■ **TASK REQUIREMENTS**: Starting at the first line of the data, print each line verbatim up to and including the line bearing "ctx.lineWidth = 1;", omitting pictures.

■ **GIVEN INFORMATION**:
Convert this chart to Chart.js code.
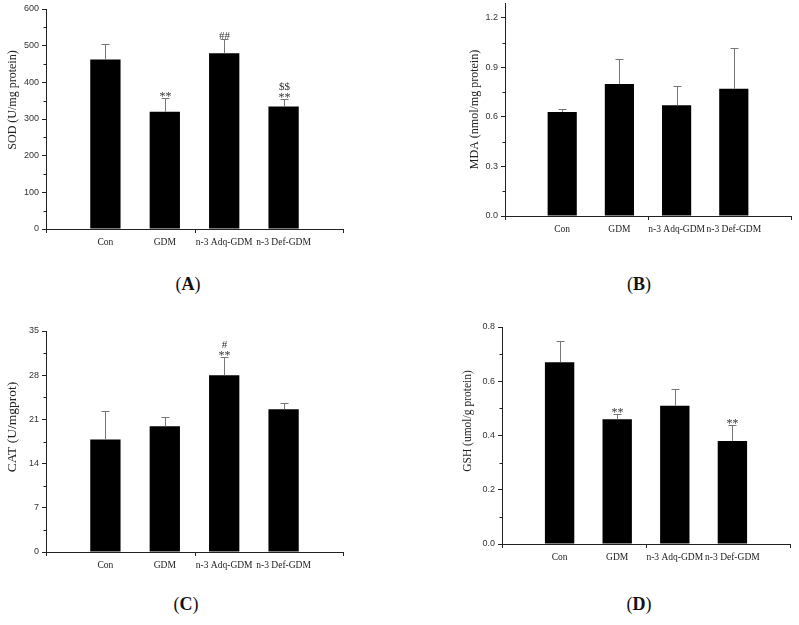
<!DOCTYPE html>
<html>
<head>
<meta charset="utf-8">
<script src="https://cdn.jsdelivr.net/npm/chart.js@4.4.1/dist/chart.umd.min.js"></script>
<style>
  body { margin: 0; background: #fff; width: 799px; height: 625px; position: relative; overflow: hidden; }
  canvas { position: absolute; }
  .tag { position: absolute; width: 60px; text-align: center; font: 18px "Liberation Serif", "Times New Roman", serif; color: #111; line-height: 20px; }
</style>
</head>
<body>
<canvas id="chartA" width="400" height="260" style="left:0;top:0"></canvas>
<canvas id="chartB" width="399" height="260" style="left:400px;top:0"></canvas>
<canvas id="chartC" width="400" height="280" style="left:0;top:300px"></canvas>
<canvas id="chartD" width="399" height="280" style="left:400px;top:300px"></canvas>
<div class="tag" style="left:158px;top:274px">(<b>A</b>)</div>
<div class="tag" style="left:609px;top:274px">(<b>B</b>)</div>
<div class="tag" style="left:156px;top:594px">(<b>C</b>)</div>
<div class="tag" style="left:609px;top:594px">(<b>D</b>)</div>
<script>
// groups on the x axis
const groups = ['Con', 'GDM', 'n-3 Adq-GDM', 'n-3 Def-GDM'];

// SOD
const sodMean = [462, 320, 479, 334];
const sodErr = [43, 36, 40, 20];
const sodMarks = [[], ['**'], ['##'], ['**', '$$']];
const sodTicks = [0, 100, 200, 300, 400, 500, 600];

// MDA
const mdaMean = [0.63, 0.80, 0.67, 0.77];
const mdaErr = [0.02, 0.15, 0.12, 0.25];
const mdaMarks = [[], [], [], []];
const mdaTicks = [0, 0.3, 0.6, 0.9, 1.2];

// CAT
const catMean = [17.8, 19.9, 28.0, 22.6];
const catErr = [4.5, 1.5, 2.9, 1.0];
const catMarks = [[], [], ['**', '#'], []];
const catTicks = [0, 7, 14, 21, 28, 35];

// GSH
const gshMean = [0.67, 0.46, 0.51, 0.38];
const gshErr = [0.08, 0.02, 0.06, 0.06];
const gshMarks = [[], ['**'], [], ['**']];
const gshTicks = [0, 0.2, 0.4, 0.6, 0.8];

const serif = '"Liberation Serif", "Times New Roman", serif';
const sans = '"Liberation Sans", Arial, sans-serif';

// error bars, significance marks, minor ticks and the rotated y titles
const extras = {
  id: 'extras',
  afterDraw(chart, args, o) {
    const ctx = chart.ctx;
    const x = chart.scales.x, y = chart.scales.y;
    const meta = chart.getDatasetMeta(0);
    ctx.save();
    ctx.lineWidth = 1;

    // minor y ticks + x ticks
    ctx.strokeStyle = '#222';
    ctx.beginPath();
    for (let k = 1; (2 * k - 1) * o.minor < y.max; k++) {
      const py = Math.round(y.getPixelForValue((2 * k - 1) * o.minor)) + 0.5;
      ctx.moveTo(x.left - 2.5, py);
      ctx.lineTo(x.left, py);
    }
    [0, 2.5, 5].forEach(v => {
      const px = Math.round(x.getPixelForValue(v)) + 0.5;
      ctx.moveTo(px, y.bottom);
      ctx.lineTo(px, y.bottom + 4);
    });
    ctx.stroke();

    // error bars (upper only)
    ctx.strokeStyle = '#777';
    meta.data.forEach((bar, i) => {
      const v = chart.data.datasets[0].data[i];
      if (v == null) return;
      const px = Math.round(bar.x) + 0.5;
      const top = y.getPixelForValue(v);
      const tip = Math.round(y.getPixelForValue(v + o.err[i - 1])) + 0.5;
      ctx.beginPath();
      ctx.moveTo(px, top);
      ctx.lineTo(px, tip);
      ctx.moveTo(px - 4, tip);
      ctx.lineTo(px + 4, tip);
      ctx.stroke();

      ctx.fillStyle = '#333';
      ctx.textAlign = 'center';
      ctx.textBaseline = 'alphabetic';
      o.marks[i - 1].forEach((s, j) => {
        ctx.font = (s === '**' ? 12 : 11) + 'px ' + serif;
        const m = ctx.measureText(s);
        const cy = tip - 4 - j * 9;
        ctx.fillText(s, px, cy + (m.actualBoundingBoxAscent - m.actualBoundingBoxDescent) / 2);
      });
    });

    // y axis title
    ctx.translate(o.titleX, o.titleY);
    ctx.rotate(-Math.PI / 2);
    ctx.fillStyle = '#222';
    ctx.font = o.titleSize + 'px ' + serif;
    ctx.textAlign = 'center';
    ctx.textBaseline = 'middle';
    ctx.fillText(o.title, 0, 0);
    ctx.restore();
  }
};

function makeChart(id, p) {
  new Chart(document.getElementById(id), {
    type: 'bar',
    data: {
      labels: ['', ...groups, ''],
      datasets: [{
        data: [null, ...p.mean, null],
        backgroundColor: '#000',
        borderWidth: 0,
        categoryPercentage: 1,
        barPercentage: 0.51
      }]
    },
    options: {
      responsive: false,
      animation: false,
      layout: { padding: { left: 0, top: p.area.top, right: p.w - p.area.right, bottom: 0 } },
      scales: {
        x: {
          type: 'category',
          offset: false,
          grid: { display: false, drawTicks: false },
          border: { display: true, color: '#222', width: 1 },
          ticks: { autoSkip: false, maxRotation: 0, padding: 8, color: '#222', font: { family: serif, size: 9.5 } },
          afterFit: s => { s.height = p.h - p.area.bottom; s.paddingLeft = 0; s.paddingRight = 0; }
        },
        y: {
          min: 0,
          max: p.max,
          afterBuildTicks: s => { s.ticks = p.ticks.map(v => ({ value: v })); },
          afterFit: s => { s.width = p.area.left; s.paddingTop = 0; s.paddingBottom = 0; },
          grid: { display: true, drawOnChartArea: false, drawTicks: true, tickLength: 4, color: '#222' },
          border: { display: true, color: '#222', width: 1 },
          ticks: { padding: 3, color: '#333', font: { family: sans, size: 9 }, callback: v => v.toFixed(p.dec) }
        }
      },
      plugins: {
        legend: { display: false },
        tooltip: { enabled: false },
        extras: {
          err: p.err, marks: p.marks, minor: p.minor,
          title: p.title, titleSize: p.titleSize, titleX: p.titleX, titleY: p.titleY
        }
      }
    },
    plugins: [extras]
  });
}

makeChart('chartA', {
  w: 400, h: 260, area: { left: 46, right: 343, top: 9, bottom: 229 },
  mean: sodMean, err: sodErr, marks: sodMarks, ticks: sodTicks, max: 600, minor: 50, dec: 0,
  title: 'SOD (U/mg protein)', titleSize: 12, titleX: 12.5, titleY: 100
});
makeChart('chartB', {
  w: 399, h: 260, area: { left: 105, right: 391, top: 3, bottom: 216 },
  mean: mdaMean, err: mdaErr, marks: mdaMarks, ticks: mdaTicks, max: 1.29, minor: 0.15, dec: 1,
  title: 'MDA (nmol/mg protein)', titleSize: 12, titleX: 75, titleY: 109.5
});
makeChart('chartC', {
  w: 400, h: 280, area: { left: 46, right: 343, top: 31, bottom: 252 },
  mean: catMean, err: catErr, marks: catMarks, ticks: catTicks, max: 35, minor: 3.5, dec: 0,
  title: 'CAT (U/mgprot)', titleSize: 13.5, titleX: 12.5, titleY: 127
});
makeChart('chartD', {
  w: 399, h: 280, area: { left: 102, right: 390, top: 27, bottom: 244 },
  mean: gshMean, err: gshErr, marks: gshMarks, ticks: gshTicks, max: 0.8, minor: 0.1, dec: 1,
  title: 'GSH (umol/g protein)', titleSize: 11.5, titleX: 68, titleY: 121
});
</script>
</body>
</html>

■ **FINISHED ANSWER**:
Convert this chart to Chart.js code.
<!DOCTYPE html>
<html>
<head>
<meta charset="utf-8">
<script src="https://cdn.jsdelivr.net/npm/chart.js@4.4.1/dist/chart.umd.min.js"></script>
<style>
  body { margin: 0; background: #fff; width: 799px; height: 625px; position: relative; overflow: hidden; }
  canvas { position: absolute; }
  .tag { position: absolute; width: 60px; text-align: center; font: 18px "Liberation Serif", "Times New Roman", serif; color: #111; line-height: 20px; }
</style>
</head>
<body>
<canvas id="chartA" width="400" height="260" style="left:0;top:0"></canvas>
<canvas id="chartB" width="399" height="260" style="left:400px;top:0"></canvas>
<canvas id="chartC" width="400" height="280" style="left:0;top:300px"></canvas>
<canvas id="chartD" width="399" height="280" style="left:400px;top:300px"></canvas>
<div class="tag" style="left:158px;top:274px">(<b>A</b>)</div>
<div class="tag" style="left:609px;top:274px">(<b>B</b>)</div>
<div class="tag" style="left:156px;top:594px">(<b>C</b>)</div>
<div class="tag" style="left:609px;top:594px">(<b>D</b>)</div>
<script>
// groups on the x axis
const groups = ['Con', 'GDM', 'n-3 Adq-GDM', 'n-3 Def-GDM'];

// SOD
const sodMean = [462, 320, 479, 334];
const sodErr = [43, 36, 40, 20];
const sodMarks = [[], ['**'], ['##'], ['**', '$$']];
const sodTicks = [0, 100, 200, 300, 400, 500, 600];

// MDA
const mdaMean = [0.63, 0.80, 0.67, 0.77];
const mdaErr = [0.02, 0.15, 0.12, 0.25];
const mdaMarks = [[], [], [], []];
const mdaTicks = [0, 0.3, 0.6, 0.9, 1.2];

// CAT
const catMean = [17.8, 19.9, 28.0, 22.6];
const catErr = [4.5, 1.5, 2.9, 1.0];
const catMarks = [[], [], ['**', '#'], []];
const catTicks = [0, 7, 14, 21, 28, 35];

// GSH
const gshMean = [0.67, 0.46, 0.51, 0.38];
const gshErr = [0.08, 0.02, 0.06, 0.06];
const gshMarks = [[], ['**'], [], ['**']];
const gshTicks = [0, 0.2, 0.4, 0.6, 0.8];

const serif = '"Liberation Serif", "Times New Roman", serif';
const sans = '"Liberation Sans", Arial, sans-serif';

// error bars, significance marks, minor ticks and the rotated y titles
const extras = {
  id: 'extras',
  afterDraw(chart, args, o) {
    const ctx = chart.ctx;
    const x = chart.scales.x, y = chart.scales.y;
    const meta = chart.getDatasetMeta(0);
    ctx.save();
    ctx.lineWidth = 1;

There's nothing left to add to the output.